Sin embargo, no fue en aquel ensayo académico sobre las obras de Tommaso Campanella y Jean Bodin (por lo demás, un escrito hoy inaccesible) donde puede apreciarse la impronta del heterodoxo español en la obra del escritor mexicano. Han tenido que pasar años y escritos memorialísticos de varia intención –como los que la editorial Almadía recoge ahora en el volumen Una autobiografía soterrada— para que este lector haya descifrado, así sea parcialmente, los guiños del homenaje que Pitol le ofreció a Manuel Pedroso: el relato “Un hilo entre los hombres”, incluido en el volumen de relatos Los climas, publicado por primera ocasión en abril de 1966 por la editorial Joaquín Mortiz.
Es muy llamativo que ese texto lleve como epígrafe, en aquella edición original, unos enigmáticos versos del poeta chileno Efraín Barquero (nacido en 1931), contemporáneo estricto de Pitol, quien también ha tenido una vida nómada, diplomática y excéntrica: “Soy algo más que un hilo entre los hombres/ Soy uno entre todos, pero aún no he elegido”. El relato, fechado en “Peitajé, julio de 1963”, fue escrito cuando nuestro escritor veracruzano ya se había establecido en Polonia y habían pasado cinco años de la muerte del profesor Pedroso.
Quedamos advertidos que estamos ante lo que puede ser la historia de una transición, ya sea entre épocas o estados de conciencia, y también lo que puede ser un recuento de elecciones y rupturas, suerte de brevísima novela de educación sentimental. Se trata de una pieza narrativa ejemplar, donde están contenidos todos los elementos que han vuelto inconfundibles a los libros de Sergio Pitol y que los lectores de nuestros días pueden reconocer y cursar sin mayor dificultad, para su gran fortuna, toda vez que ya contamos con un abundante arsenal de referencias biográficas en torno suyo y con obras que hacen muy explícito su ars poetica, como El arte de la fuga y El mago de Viena.
En “Un hilo entre los hombres” aparecen dos protagonistas, que a las claras son trasuntos parciales de Sergio Pitol y Manuel Pedroso: Gabriel, joven estudiante provinciano de Derecho y su abuelo, don Antonio, erudito profesor septuagenario, experto en Bodin, El capital, Thomas Hobbes y Niccolò Machiavelli, Fiodor Dostoievski y Wolfgang von Goethe, Honoré de Balzac y Paul Valéry. Un excéntrico que va aturdiéndose frente al inminente cambio de época, sobre todo ante acontecimientos que preludian la ruptura generacional y el ambiente de revuelta juvenil que desembocaron, en nuestro caso, en la masacre de 1968.
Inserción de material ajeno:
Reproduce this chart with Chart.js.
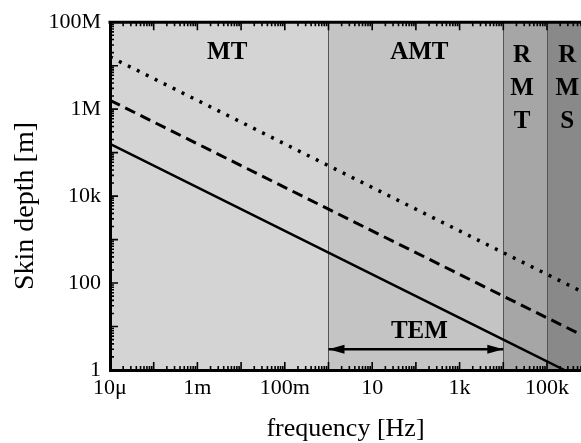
<!DOCTYPE html>
<html>
<head>
<meta charset="utf-8">
<script src="https://cdn.jsdelivr.net/npm/chart.js@4.4.1/dist/chart.umd.min.js"></script>
<style>
html, body { margin: 0; padding: 0; background: #fff; }
</style>
</head>
<body>
<canvas id="grafico" width="581" height="443"></canvas>
<script>
// axes: frequency [Hz] and skin depth [m]
const xTickValues = [1e-5, 1e-3, 0.1, 10, 1e3, 1e5];
const xTickLabels = ['10μ', '1m', '100m', '10', '1k', '100k'];
const yTickValues = [1, 100, 1e4, 1e6, 1e8];
const yTickLabels = ['1', '100', '10k', '1M', '100M'];
const yTitle = 'Skin depth [m]';

// method bands along the frequency axis
const bandNames = ['MT', 'AMT', 'RMT', 'RMS'];
const bandFrom = [1e-5, 1, 1e4, 1e5];
const bandTo = [1, 1e4, 1e5, 6e5];

// skin depth lines
const solidFreq = [1e-5, 1, 1e4, 2.5e5];
const solidDepth = [1.6e5, 500, 5, 1];
const dashFreq = [1e-5, 1, 1e4, 6e5];
const dashDepth = [1.6e6, 5000, 50, 6.5];
const dotFreq = [1e-5, 1, 1e4, 6e5];
const dotDepth = [1.6e7, 5e4, 500, 65];

// TEM range arrow
const temFreq = [1, 1e4];
const temDepth = [3, 3];

// text labels inside the plot
const labelText = [['MT'], ['AMT'], ['R', 'M', 'T'], ['R', 'M', 'S'], ['TEM']];
const labelFreq = [4.8e-3, 120, 2.7e4, 2.9e5, 120];
const labelDepth = [2e7, 2e7, 1.7e7, 1.7e7, 7.8];

const bandColors = ['#d4d4d4', '#c4c4c4', '#a6a6a6', '#898989'];
const serif = '"Liberation Serif", "Times New Roman", serif';

const pts = (fs, ds) => fs.map((f, i) => ({ x: f, y: ds[i] }));

const fondo = {
  id: 'fondo',
  beforeDraw(chart) {
    const { ctx, chartArea: a, scales: { x } } = chart;
    ctx.save();
    bandNames.forEach((n, i) => {
      const x0 = x.getPixelForValue(bandFrom[i]);
      const x1 = Math.min(x.getPixelForValue(bandTo[i]), a.right);
      ctx.fillStyle = bandColors[i];
      ctx.fillRect(x0, a.top, x1 - x0 + 1, a.bottom - a.top);
    });
    // y axis title, set a bit below the middle like the original
    ctx.fillStyle = '#000';
    ctx.font = '28px ' + serif;
    ctx.textAlign = 'center';
    ctx.textBaseline = 'alphabetic';
    ctx.translate(33, 206);
    ctx.rotate(-Math.PI / 2);
    ctx.fillText(yTitle, 0, 0);
    ctx.restore();
  },
  beforeDatasetsDraw(chart) {
    const { ctx, chartArea: a, scales: { x } } = chart;
    ctx.save();
    ctx.strokeStyle = '#555';
    ctx.lineWidth = 1;
    for (let i = 1; i < bandFrom.length; i++) {
      const px = Math.round(x.getPixelForValue(bandFrom[i])) + 0.5;
      ctx.beginPath();
      ctx.moveTo(px, a.top);
      ctx.lineTo(px, a.bottom);
      ctx.stroke();
    }
    ctx.restore();
  },
  afterDatasetsDraw(chart) {
    const { ctx, chartArea: a, scales: { x, y } } = chart;
    ctx.save();
    // arrow heads
    ctx.fillStyle = '#000';
    const ay = y.getPixelForValue(temDepth[0]);
    const ax0 = x.getPixelForValue(temFreq[0]);
    const ax1 = x.getPixelForValue(temFreq[1]);
    [[ax0, 1], [ax1, -1]].forEach(([tx, dir]) => {
      ctx.beginPath();
      ctx.moveTo(tx, ay);
      ctx.lineTo(tx + dir * 16, ay - 4.5);
      ctx.lineTo(tx + dir * 16, ay + 4.5);
      ctx.closePath();
      ctx.fill();
    });
    // labels
    ctx.font = 'bold 25px ' + serif;
    ctx.textAlign = 'center';
    ctx.textBaseline = 'middle';
    labelText.forEach((lines, i) => {
      const lx = x.getPixelForValue(labelFreq[i]);
      const ly = y.getPixelForValue(labelDepth[i]);
      lines.forEach((t, j) => ctx.fillText(t, lx, ly + j * 33));
    });
    // top border
    ctx.strokeStyle = '#000';
    ctx.lineWidth = 3;
    ctx.beginPath();
    ctx.moveTo(a.left - 1.5, a.top);
    ctx.lineTo(a.right, a.top);
    ctx.stroke();
    // inward ticks
    ctx.lineWidth = 1.6;
    ctx.beginPath();
    for (let d = -5; d <= 5; d++) {
      for (let m = 1; m <= 9; m++) {
        const v = m * Math.pow(10, d);
        if (v > x.max) continue;
        const px = x.getPixelForValue(v);
        const len = m === 1 ? 8 : 4;
        ctx.moveTo(px, a.bottom); ctx.lineTo(px, a.bottom - len);
        ctx.moveTo(px, a.top); ctx.lineTo(px, a.top + len);
      }
    }
    for (let d = 0; d <= 8; d++) {
      for (let m = 1; m <= 9; m++) {
        const v = m * Math.pow(10, d);
        if (v > y.max) continue;
        const py = y.getPixelForValue(v);
        const len = m === 1 ? 8 : 4;
        ctx.moveTo(a.left, py); ctx.lineTo(a.left + len, py);
      }
    }
    ctx.stroke();
    ctx.restore();
  }
};

let canvas = document.getElementById('grafico').getContext('2d');
var chart = new Chart(canvas, {
  type: 'line',
  data: {
    datasets: [
      { data: pts(solidFreq, solidDepth), borderColor: '#000', borderWidth: 2.5, pointRadius: 0 },
      { data: pts(dashFreq, dashDepth), borderColor: '#000', borderWidth: 3, borderDash: [11, 6], pointRadius: 0 },
      { data: pts(dotFreq, dotDepth), borderColor: '#000', borderWidth: 3.5, borderDash: [3, 7], pointRadius: 0 },
      { data: pts(temFreq, temDepth), borderColor: '#000', borderWidth: 2.5, pointRadius: 0 }
    ]
  },
  options: {
    responsive: false,
    animation: false,
    devicePixelRatio: 1,
    layout: { padding: { top: 19, right: 0, bottom: 0, left: 0 } },
    plugins: { legend: { display: false }, tooltip: { enabled: false } },
    scales: {
      x: {
        type: 'logarithmic',
        min: 1e-5,
        max: 6e5,
        afterBuildTicks: s => { s.ticks = xTickValues.map(v => ({ value: v })); },
        afterFit: s => { s.height = 73; },
        ticks: {
          callback: (v, i) => xTickLabels[i],
          font: { family: serif, size: 22 },
          color: '#000',
          padding: 5,
          maxRotation: 0,
          autoSkip: false
        },
        grid: { display: false, drawTicks: false },
        border: { display: true, color: '#000', width: 3 },
        title: {
          display: true,
          text: 'frequency [Hz]',
          color: '#000',
          font: { family: serif, size: 26, lineHeight: 1.0 },
          padding: { top: 0, bottom: 1 }
        }
      },
      y: {
        type: 'logarithmic',
        min: 1,
        max: 1e8,
        afterBuildTicks: s => { s.ticks = yTickValues.map(v => ({ value: v })); },
        afterFit: s => { s.width = 110; },
        ticks: {
          callback: (v, i) => yTickLabels[i],
          font: { family: serif, size: 22 },
          color: '#000',
          padding: 9,
          autoSkip: false
        },
        grid: { display: false, drawTicks: false },
        border: { display: true, color: '#000', width: 3 }
      }
    }
  },
  plugins: [fondo]
});
</script>
</body>
</html>
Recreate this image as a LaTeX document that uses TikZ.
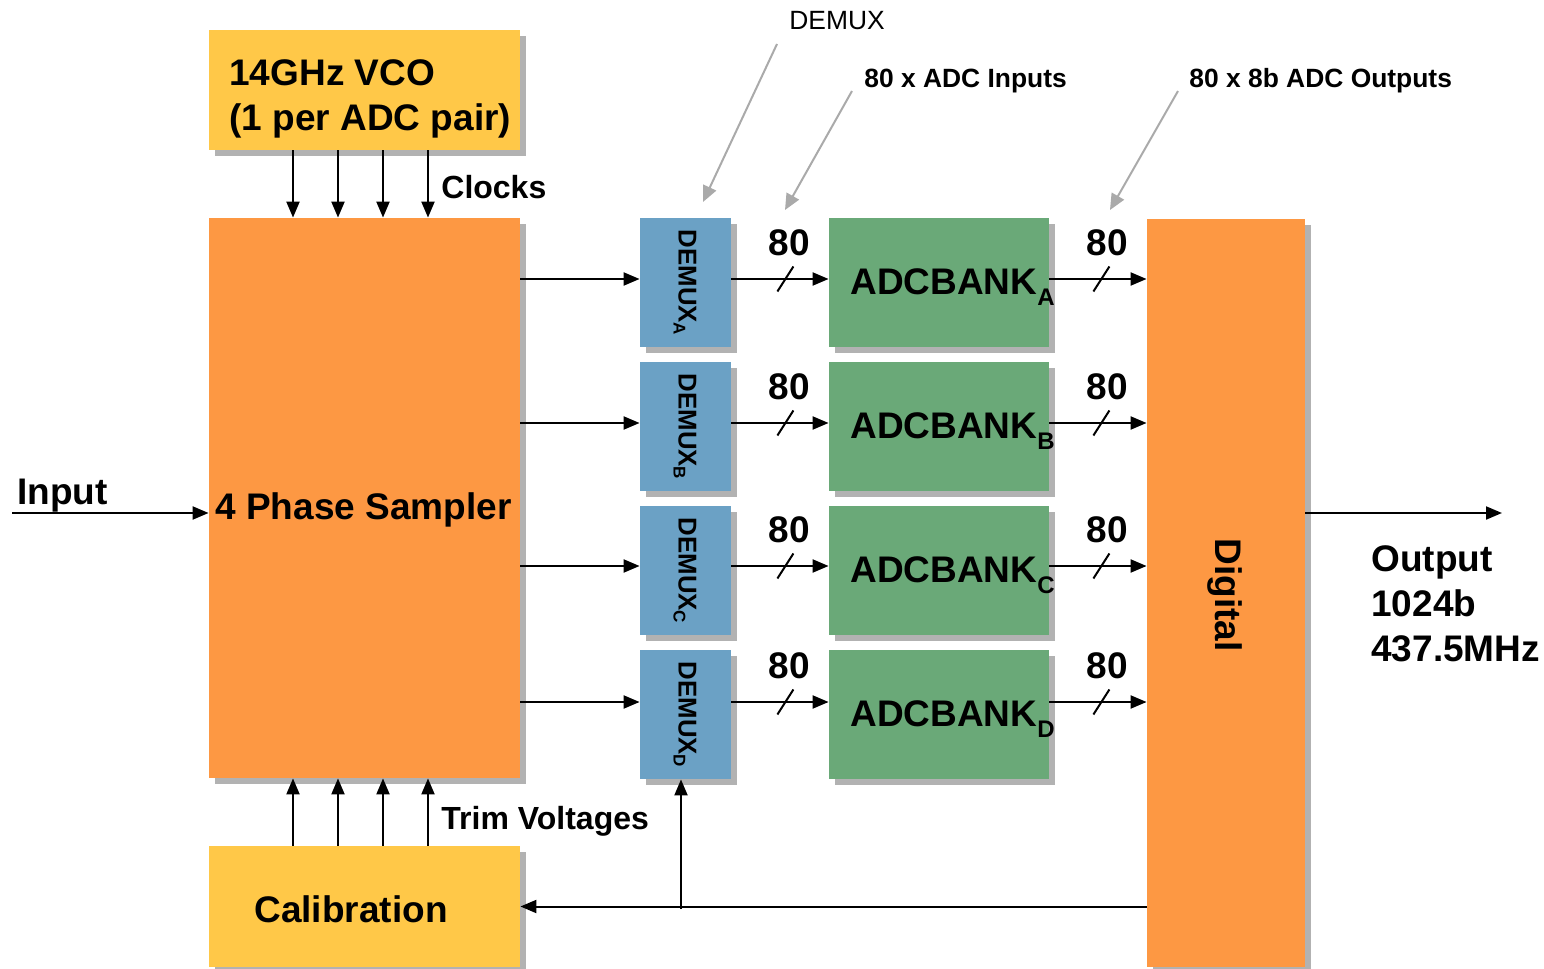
\documentclass[tikz,border=0pt]{standalone}
\usepackage{fontspec}
\setmainfont{Liberation Sans}
\usetikzlibrary{shadows,arrows.meta}
\definecolor{cyel}{RGB}{255,200,72}
\definecolor{corg}{RGB}{253,152,67}
\definecolor{cblu}{RGB}{107,161,197}
\definecolor{cgrn}{RGB}{106,169,120}
\newcommand{\subA}[1]{\raisebox{-5.5pt}{\fontsize{12}{12}\selectfont #1}}
\newcommand{\subD}[1]{\raisebox{-2.5pt}{\fontsize{8.5}{8.5}\selectfont #1}}
\begin{document}
\begin{tikzpicture}[x=0.5pt,y=-0.5pt,
  box/.style={draw=none, inner sep=0pt, drop shadow={shadow xshift=3pt,shadow yshift=-3pt,fill=gray!60,opacity=1}},
  big/.style={font=\fontsize{18.5}{22.5}\selectfont\bfseries, inner sep=0pt},
  mid/.style={font=\fontsize{16}{19}\selectfont\bfseries, inner sep=0pt},
  note/.style={font=\fontsize{13.2}{16}\selectfont\bfseries, inner sep=0pt},
  dmx/.style={font=\fontsize{12.9}{15}\selectfont\bfseries, inner sep=0pt, rotate=-90},
  arr/.style={-{Triangle[length=8pt,width=6.5pt]}, line width=1pt},
  garr/.style={-{Triangle[length=8pt,width=7pt]}, line width=1pt, draw=gray!67, color=gray!67},
  busmark/.style={line width=1pt}]
\useasboundingbox (0,0) rectangle (1544,969);

% blocks
\node[box, fill=cyel, minimum width=155.5pt, minimum height=60pt] (vco) at (364.5,90) {};
\node[box, fill=corg, minimum width=155.5pt, minimum height=280pt] (sampler) at (364.5,498) {};
\node[box, fill=cyel, minimum width=155.5pt, minimum height=60.5pt] (calib) at (364.5,906.5) {};
\node[box, fill=corg, minimum width=79pt, minimum height=374pt] (digital) at (1226,593) {};

\foreach \n/\y/\r in {A/282.5/279,B/426.5/423,C/570.5/566,D/714.5/702}{
  \node[box, fill=cblu, minimum width=45.5pt, minimum height=64.5pt] (demux\n) at (685.5,\y) {};
  \node[box, fill=cgrn, minimum width=110pt, minimum height=64.5pt] (adc\n) at (939,\y) {};
  \node[dmx] (demuxlbl\n) at (685,\y) {DEMUX\subD{\n}};
  \node[big, anchor=base west] (adclbl\n) at (850,\y+11.5) {ADCBANK\subA{\n}};
  \coordinate (row\n) at (0,\r);
}

% block labels
\node[big, anchor=west, align=left] (vcolbl) at (229,99) {14GHz VCO\\(1 per ADC pair)};
\node[big] (samplerlbl) at (363.5,510) {4 Phase Sampler};
\node[big] (caliblbl) at (351,909) {Calibration};
\node[big, rotate=-90] (digitallbl) at (1225,595) {Digital};

% input / output
\coordinate (inp) at (12,513);
\coordinate (outp) at (1502,513);
\draw[arr] (inp) -- (inp -| sampler.west);
\node[big, anchor=west] (inputlbl) at (17,496) {Input};
\draw[arr] (outp -| digital.east) -- (outp);
\node[big, anchor=west, align=left] (outputlbl) at (1371,604) {Output\\1024b\\437.5MHz};

% clocks and trim voltages
\foreach \i/\x in {1/293,2/338,3/383,4/428}{
  \coordinate (cx\i) at (\x,0);
  \draw[arr] (vco.south -| cx\i) -- (sampler.north -| cx\i);
  \draw[arr] (calib.north -| cx\i) -- (sampler.south -| cx\i);
}
\node[mid, anchor=west] (clockslbl) at (441,187) {Clocks};
\node[mid, anchor=west] (trimlbl) at (441,821) {Trim Voltages};

% data paths
\foreach \n in {A,B,C,D}{
  \draw[arr] (sampler.east |- row\n) -- (demux\n.west |- row\n);
  \draw[arr] (demux\n.east |- row\n) -- (adc\n.west |- row\n);
  \draw[arr] (adc\n.east |- row\n) -- (digital.west |- row\n);
  \coordinate (s1\n) at ([xshift=27pt]demux\n.east |- row\n);
  \coordinate (s2\n) at ([xshift=26pt]adc\n.east |- row\n);
  \draw[busmark] ([shift={(-8,12.5)}]s1\n) -- ++(16,-25);
  \draw[busmark] ([shift={(-8,12.5)}]s2\n) -- ++(16,-25);
  \node[big] (b1\n) at ([shift={(4,-36)}]s1\n) {80};
  \node[big] (b2\n) at ([shift={(6,-36)}]s2\n) {80};
}

% feedback
\draw[arr] (digital.west |- calib.east) -- (calib.east);
\coordinate (fbx) at (681,909);
\draw[arr] (fbx) -- (fbx |- demuxD.south);

% annotations
\node[font=\fontsize{13.2}{16}\selectfont, inner sep=0pt, anchor=west] (demuxnote) at (789,21) {DEMUX};
\node[note, anchor=west] (innote) at (864,81) {80 x ADC Inputs};
\node[note, anchor=west] (outnote) at (1189,81) {80 x 8b ADC Outputs};
\coordinate (g1a) at (777,44);  \coordinate (g1b) at (703,202);
\coordinate (g2a) at (852,91);  \coordinate (g2b) at (785,210);
\coordinate (g3a) at (1178,91); \coordinate (g3b) at (1110,210);
\draw[garr] (g1a) -- (g1b);
\draw[garr] (g2a) -- (g2b);
\draw[garr] (g3a) -- (g3b);
\end{tikzpicture}
\end{document}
El relato es asimismo una visión muy sutil —si no paródica al menos benévolamente maliciosa— de los primeros años de Pitol en la ciudad de México, cuando Gabriel (que en el texto es de Oaxaca en vez de Veracruz, estado donde creció Pitol) descubre junto a sus compañeros de clase el stream of consciousness y se entrega a la desordenada y voraz lectura de clásicos antiguos y modernos, a la pasión de la lectura y a la certeza de un futuro literario. Gabriel, de acuerdo al narrador omnisciente, va por las librerías de la ciudad, donde “conocía de memoria la colocación de los libros […], sabía muy bien en qué rincón estaba el Fausto editado por la Universidad de Puerto Rico, y la colección de clásicos de Espasa, dónde una edición bellamente encuadernada en piel flexible de color vino añoso de la Muerte sin fin y otra, algo tosca, en verde pasta rígida de la Antología de Cuesta […]. Al primer golpe de vista sabía qué libro era nuevo en los aparadores; buscaba sobre todo las traducciones de novela inglesa, italiana y norteamericana contemporánea, en las que apasionadamente se sumergía durante tardes enteras, atisbando, con avidez, diversas zonas de experiencia de las que le interesaba en especial poder descubrir afinidades y discrepancias con la suya; porque no cabía duda […] de que su mundo constituía un perfecto escenario que en el futuro habría de plasmar en un drama o novela; un día describiría al abuelo con su sed infatigable de saber, de aprender, de vivir por sobre el lastre que le imponían sus setenta años”.
“Un hilo entre los hombres” es una de las narraciones más íntimas y afectivas de Sergio Pitol. Además de ser un cifrado homenaje a Manuel Pedroso, sus veinte páginas son una perfilada y sintética autobiografía de los días que decidieron una vocación literaria inquebrantable y una actitud moral y política que, desde entonces, no sólo no ha variado sino que se ha robustecido y vuelto cardinal para todos sus lectores contemporáneos. Como sucede con muy pocos autores, no puede saberse si este cuento fue compuesto por un joven casi desconocido con una capacidad prognóstica extraordinaria o por el prestigiado autor que vuelve sobre sus pasos y, ya en la madurez, recuerda dónde, cuándo y cómo empezó todo.